Räikkönen war nicht mehr zu halten

"Ich versuchte ihm klarzumachen, dass wir ihn zum Fahren engagiert haben und nicht, um ihn zu verkaufen. Daraufhin schrieb er mir einen weiteren Brief, allerdings in einem weniger freundlichen Ton. Mir war klar geworden, dass er nicht zu halten war. Kimi verhielt sich so, wie ich ihn kennen gelernt hatte. Wenn er etwas erreichen wollte, setzte er das ohne Rücksicht auf Verluste um", so Sauber, der sich mit geschätzten zehn Millionen Euro Ablösesumme trösten konnte.

Am großen Brasilien-Wochenende, an dem sich sein Ex-Schützling erstmals zum Weltmeister krönte, gab es ein Wiedersehen: Sauber wünschte Räikkönen auf dem Grid alles Gute für das Rennen und traf ihn später im Flieger noch mal, denn die beiden wohnen ja nur wenige Kilometer voneinander entfernt in der Schweiz. Über den Weg gelaufen sind sie sich allerdings außerhalb der Treffen an der Rennstrecke noch nie.

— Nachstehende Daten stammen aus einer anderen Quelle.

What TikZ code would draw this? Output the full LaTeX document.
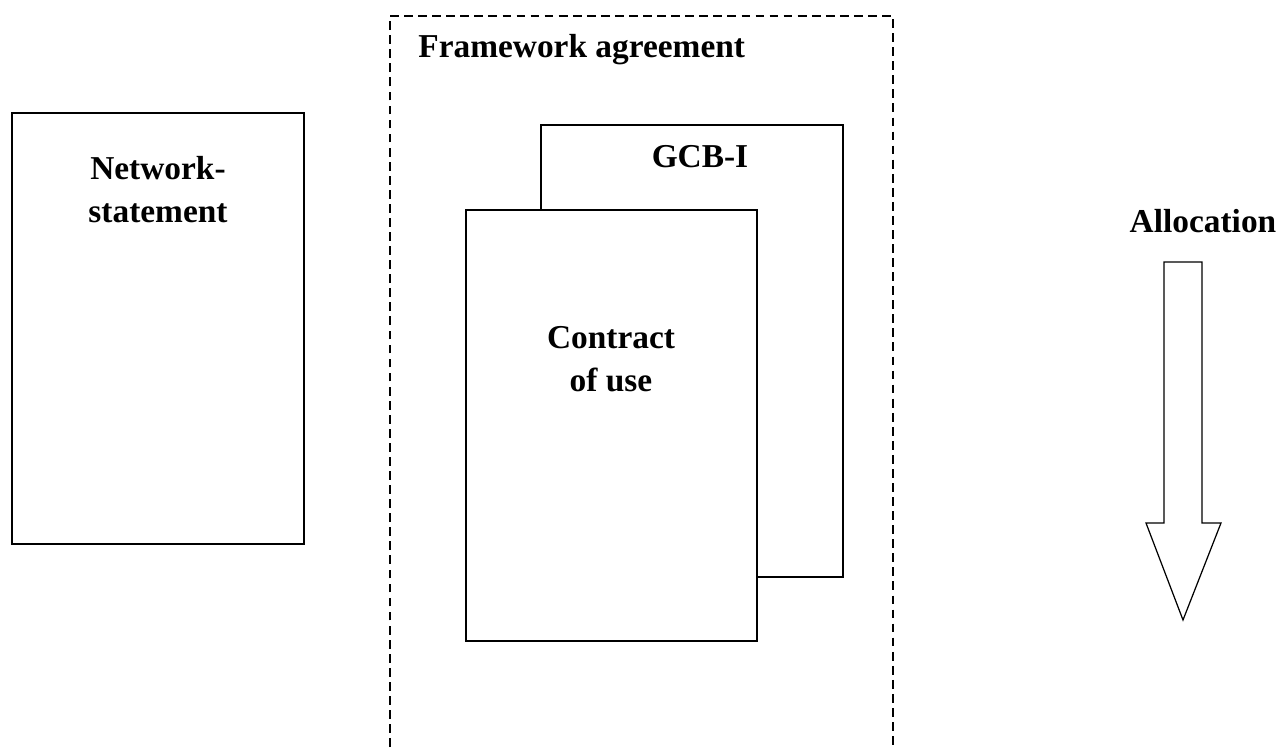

"So war er schon immer - schweigsam, scheu und zurückhaltend." Peter Sauber

So war Sauber dann auch nicht verwundert, als Räikkönen vom Flughafen in der Schweiz schnurstracks nach Hause fuhr, während er selbst noch Interviews gab: "So war er schon immer - schweigsam, scheu und zurückhaltend. Dass er bei uns anfangs am liebsten gar nichts gesagt hätte, lag auch daran, dass er sich in Englisch noch nicht so ausdrücken konnte", meinte der 64-Jährige mit einem Schmunzeln im Gesicht.